Summary: GNU/Linux market share on the desktop approaching 5% in W3Schools.com
ACCORDING TO W3Schools.com
[via Pogson], "GNU/Linux [desktop] rose from 4.2% to 4.9%, up 17% year over year" (these numbers are not precise, but any numbers derived from particular geographies will have biases).
Do not pay attention to the
Microsoft-funded Net Applications. There's a lot of new propaganda derived from their numbers. They admit that their figures are bogus (mostly US-oriented), but it doesn't stop them from posting these over and over again, selling the illusion that GNU/Linux is a sub-percent operating system. Even Microsoft's CEO positions GNU/Linux higher than Mac OS X on the desktop:
Steve Ballmer's presentation slide
from 2009 shows GNU/Linux as bigger than Apple on the desktop
Watch how Microsoft boosters try to insult those who deviate from the Big Lie, which they repeat over and over again, equipped and supported by some of the latest Microsoft-sponsored material. Pogson is one of the few bloggers who stubbornly fight against those lies, rather than take a passive approach.
Over the past few months we have noticed Pogson's blog coming under a great deal of trolling from Microsoft boosters/agents whose nicknames we recognise from other places that they sabotage. They attack people's character rather than the message a lot of the time, so watch out for that. When Microsoft employees were trolling
Techrights the
same tactics were used. We were left alone after we had filed complaints to the FTC about Microsoft AstroTurfers who admitted being paid by Microsoft.

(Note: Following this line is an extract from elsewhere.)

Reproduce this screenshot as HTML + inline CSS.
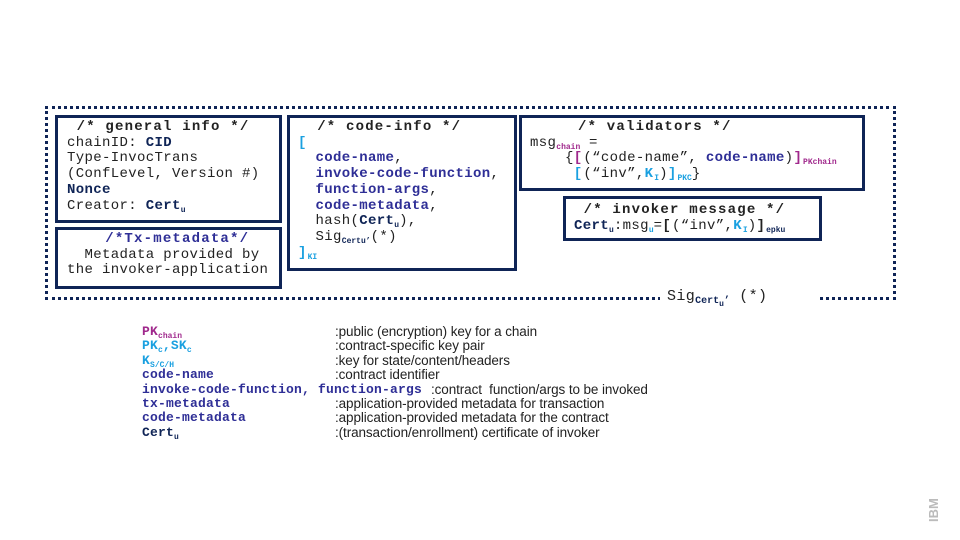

Substituting some of the "M$" (it gives ammunition to trolls) in Pogson's
latest post we have:
A stock analyst has written a good piece about the economic/market forces keeping Microsoft afloat.
e.g.
* When desktop PCs dominated, Microsoft had a virtual competitor in small businesses and individuals building their own PCs from parts and installing illegal copies of Microsoft’s stuff. Now that notebooks dominate that is more difficult. There are still relatively few notebooks produced without that other OS, mostly netbooks. Except for the netbook this is a big up-side for Microsoft.
* That other OS is tricky to move from one PC to another so large deployments keep a few prototypes and do disc copying to install/update/repair systems. GNU/Linux loves to run on anything so this is a huge threat to Microsoft.
* The virtual machine makes it much easier to run other OS with the stability/reliability of MacOS on Apple and the low cost of GNU/Linux.
* GNU/Linux is more than ready for the desktop.
For those who are not reading Pogson's blog yet, consider it a place that does not drink Kool-Aid. It could use some help against the trolls.